The programme that took America from President John F. Kennedy’s commitment in 1961 to putting a man on the moon within the decade, and achieving that in July 1969, was an astounding achievement. Many decisions had to be made, not only on the technical aspects of how to do it, but also about what would be the best way to organise the NASA Apollo programme to give it the best chance of success. There are several basic designs of project (and programme) organisation. Which would be the right one for Apollo?
There are three basic ways to organise a project – its structure. Traditionally projects were organised in the same way as operations, based on a functional structure where on larger projects work had to be navigated across clear department boundaries. This often led to lots of conflict, delays, overspending and a sub-optimal output.
A project-based structure involves assembling an organisation that is focussed solely on the project. This may produce a better output but can inhibit the wider organisation from learning new knowledge from the project experience. New knowledge acquired by the Project B tram may not be shared among the other project teams.
The matrix structure tries to balance these two styles. Staff remain in their home departments and are deployed on to projects as required. It is complex to manage, but means that technical and project expertise grows in the functions.
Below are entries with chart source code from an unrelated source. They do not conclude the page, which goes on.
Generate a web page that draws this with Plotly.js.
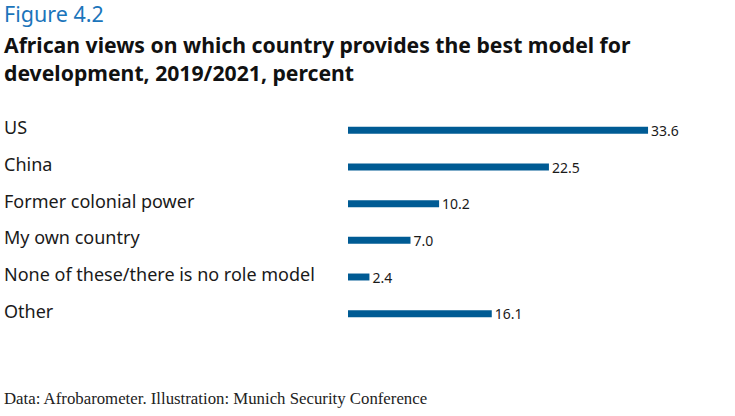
<!DOCTYPE html>
<html><head><meta charset="utf-8">
<script src="https://cdn.plot.ly/plotly-3.0.1.min.js"></script>
<style>html,body{margin:0;padding:0;background:#fff;}#chart{width:735px;height:416px;}</style>
</head><body><div id="chart"></div>
<script>
const categories = ["US","China","Former colonial power","My own country","None of these/there is no role model","Other"];
const values = [33.6, 22.5, 10.2, 7.0, 2.4, 16.1];
const valueLabels = ["33.6","22.5","10.2","7.0","2.4","16.1"];

const L = 348, R = 47, T = 111.5, B = 83.5;
const W = 735 - L - R, H = 416 - T - B;
const px = v => (v - L) / W;
const py = v => 1 - (v - T) / H;
const labelAnn = categories.map(c => ({
  text: c, xref: 'paper', yref: 'y', x: px(2), y: c,
  xanchor: 'left', yanchor: 'middle', showarrow: false,
  font: {family: 'Noto Sans, sans-serif', size: 18, color: '#1a1a1a'}, yshift: 3
}));
const ann = labelAnn.concat([
  {text: 'Figure 4.2', xref: 'paper', yref: 'paper', x: px(2), y: py(13),
   xanchor: 'left', yanchor: 'middle', showarrow: false,
   font: {family: 'Noto Sans, sans-serif', size: 21.5, color: '#1b75bb'}},
  {text: '<b>African views on which country provides the best model for</b>', xref: 'paper', yref: 'paper',
   x: px(2), y: py(44), xanchor: 'left', yanchor: 'middle', showarrow: false,
   font: {family: 'Noto Sans, sans-serif', size: 21.2, color: '#111'}},
  {text: '<b>development, 2019/2021, percent</b>', xref: 'paper', yref: 'paper',
   x: px(2), y: py(72), xanchor: 'left', yanchor: 'middle', showarrow: false,
   font: {family: 'Noto Sans, sans-serif', size: 21.2, color: '#111'}},
  {text: 'Data: Afrobarometer. Illustration: Munich Security Conference', xref: 'paper', yref: 'paper',
   x: px(2), y: py(399.5), xanchor: 'left', yanchor: 'middle', showarrow: false,
   font: {family: 'Liberation Serif, serif', size: 16.8, color: '#222'}}
]);

Plotly.newPlot('chart', [{
  type: 'bar', orientation: 'h', y: categories, x: values,
  text: valueLabels, textposition: 'outside', cliponaxis: false, constraintext: 'none',
  textfont: {family: 'Noto Sans, sans-serif', size: 14, color: '#1a1a1a'},
  marker: {color: '#005b94'}, width: 0.19, hoverinfo: 'none'
}], {
  width: 735, height: 416,
  margin: {l: L, r: R, t: T, b: B},
  paper_bgcolor: '#fff', plot_bgcolor: '#fff',
  xaxis: {range: [0, W / 8.93], visible: false, fixedrange: true},
  yaxis: {autorange: 'reversed', showticklabels: false, showgrid: false, zeroline: false, showline: false, ticks: ''},
  showlegend: false, annotations: ann
}, {displayModeBar: false, staticPlot: true});
</script></body></html>
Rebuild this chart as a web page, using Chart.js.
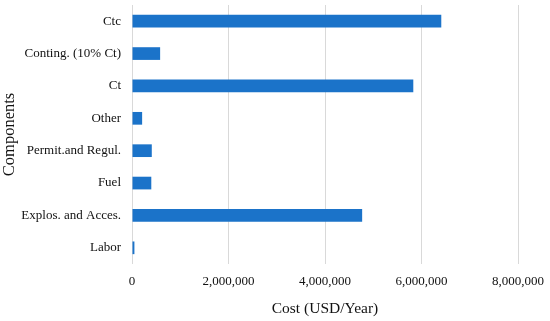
<!DOCTYPE html>
<html>
<head>
<meta charset="UTF-8">
<title>Cost components</title>
<script src="https://cdn.jsdelivr.net/npm/chart.js@4"></script>
<style>
  html, body { margin: 0; padding: 0; background: #fff; }
</style>
</head>
<body>
<canvas id="grafico" width="550" height="321"></canvas>
<script>
  // categories, top to bottom
  var componentes = ["Ctc", "Conting. (10% Ct)", "Ct", "Other", "Permit.and Regul.", "Fuel", "Explos. and Acces.", "Labor"];
  // cost in USD/year
  var custos = [6410000, 583000, 5830000, 210000, 410000, 400000, 4770000, 50000];
  var xTicks = [0, 2000000, 4000000, 6000000, 8000000];

  var fonte = "'Liberation Serif', 'Times New Roman', serif";

  var ctx = document.getElementById("grafico");
  new Chart(ctx, {
    type: 'bar',
    data: {
      labels: componentes,
      datasets: [{
        data: custos,
        backgroundColor: "#1b73c9",
        borderWidth: 0,
        categoryPercentage: 0.8,
        barPercentage: 0.49
      }]
    },
    options: {
      indexAxis: 'y',
      responsive: false,
      animation: false,
      devicePixelRatio: 1,
      layout: { padding: { top: 5, right: 0, bottom: 0, left: 0 } },
      plugins: { legend: { display: false }, tooltip: { enabled: false } },
      scales: {
        x: {
          min: 0, max: 8000000,
          afterBuildTicks: function(axis) { axis.ticks = xTicks.map(function(v) { return { value: v }; }); },
          afterFit: function(s) { s.height = 57; s.paddingRight = 32; s.paddingLeft = 0; },
          grid: { color: "#d9d9d9", drawTicks: false, lineWidth: 1 },
          border: { display: false },
          ticks: {
            color: "#111", padding: 10,
            font: { family: fonte, size: 13 },
            callback: function(v) { return Number(v).toLocaleString('en-US'); }
          },
          title: { display: true, text: "Cost (USD/Year)", color: "#111", font: { family: fonte, size: 15.5 }, padding: { top: 0, bottom: 3 } }
        },
        y: {
          afterFit: function(s) { s.width = 132; s.paddingTop = 0; s.paddingBottom = 0; },
          grid: { display: false, drawTicks: false },
          border: { display: false },
          ticks: { color: "#111", padding: 11, font: { family: fonte, size: 13 } },
          title: { display: true, text: "Components", color: "#111", font: { family: fonte, size: 16.5 }, padding: { top: 0, bottom: 3 } }
        }
      }
    }
  });
</script>
</body>
</html>
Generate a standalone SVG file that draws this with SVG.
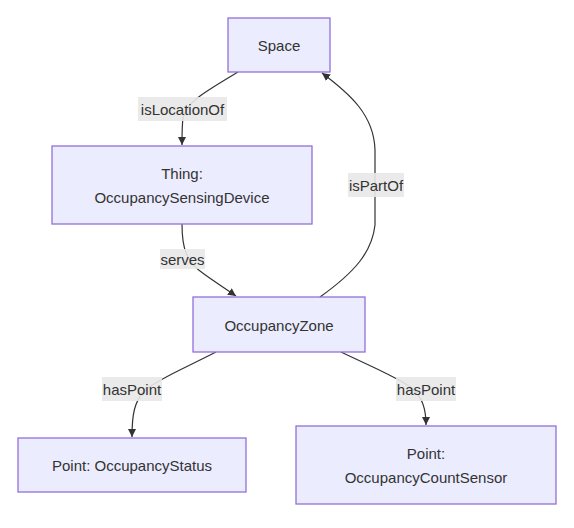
<svg xmlns="http://www.w3.org/2000/svg" width="574" height="528" viewBox="0 0 574 528">
<defs>
<marker id="arrow" viewBox="0 0 10 10" refX="10" refY="5" markerWidth="8" markerHeight="8" markerUnits="userSpaceOnUse" orient="auto">
<path d="M0,0 L10,5 L0,10 z" fill="#333"/>
</marker>
</defs>
<style>
.node rect{fill:#ECECFF;stroke:#9370DB;stroke-width:1.3}
.node text{font-family:"Liberation Sans",Arial,sans-serif;font-size:15px;fill:#333;text-anchor:middle;dominant-baseline:central}
.edge{fill:none;stroke:#333;stroke-width:1.2;marker-end:url(#arrow)}
.lbl rect{fill:#e8e8e8;opacity:0.9}
.lbl text{font-family:"Liberation Sans",Arial,sans-serif;font-size:15px;fill:#333;text-anchor:middle;dominant-baseline:central}
</style>
<rect width="574" height="528" fill="#fff"/>
<g id="connectors">
<path class="edge" d="M238,72 C205,92 186,102 183,118 C182,125 182,135 182,145"/>
<path class="edge" d="M182,224 C182,248 186,262 204,274 C215,282 226,289 236,296"/>
<path class="edge" d="M320,297 C355,272 372,252 375,225 L375,150 C374,115 350,94 322,73"/>
<path class="edge" d="M216,352 C185,368 160,378 145,390 C134,402 132,415 132,437"/>
<path class="edge" d="M341,352 C370,366 395,376 412,388 C423,398 426,410 426,425"/>
<g class="lbl"><rect x="138" y="97" width="89" height="24"/><text x="182.5" y="109">isLocationOf</text></g>
<g class="lbl"><rect x="160" y="249" width="45" height="20"/><text x="182.5" y="259">serves</text></g>
<g class="lbl"><rect x="348" y="173" width="56" height="24"/><text x="376" y="185">isPartOf</text></g>
<g class="lbl"><rect x="102" y="377" width="60" height="24"/><text x="132" y="389">hasPoint</text></g>
<g class="lbl"><rect x="396" y="377" width="60" height="24"/><text x="426" y="389">hasPoint</text></g>
</g>
<g id="space" class="node"><rect x="228" y="18" width="102" height="54"/><text x="279" y="45">Space</text></g>
<g id="thing" class="node"><rect x="52" y="146" width="260" height="78"/><text x="182" y="173">Thing:</text><text x="182" y="197">OccupancySensingDevice</text></g>
<g id="zone" class="node"><rect x="193" y="297" width="172" height="55"/><text x="279" y="325">OccupancyZone</text></g>
<g id="status" class="node"><rect x="18" y="438" width="228" height="54"/><text x="132" y="465">Point: OccupancyStatus</text></g>
<g id="count" class="node"><rect x="296" y="426" width="260" height="78"/><text x="426" y="453">Point:</text><text x="426" y="477">OccupancyCountSensor</text></g>
</svg>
When it comes to project approach, the traditional way is often called the waterfall, a predictive approach where requirements are frozen at the start and work is expected to flow predictably through stages until the output is delivered. In many projects a more emergent approach is necessary because everything cannot be defined at the beginning. Thus a flexible and adaptive approach is required, where we freeze what we can and tie down the rest as we go. Even this is too constraining for fast-paced software development, and the agile approach was devised to allow a team to move rapidly as a customer’s real needs and priorities emerge. Agile is now used in lots of other types of project.
In large, complicated projects systems integration is needed to combine all the elements of the output and ensure that they work together properly. It is possible for a project to involve different approaches at different points. For eample, agile may be used to develop a new corporate IT system, but waterfall is employed for the work to roll in out across the organisation.
Davies, A. (2017). Projects – a very short introduction. Oxford, UK: Oxford University Press.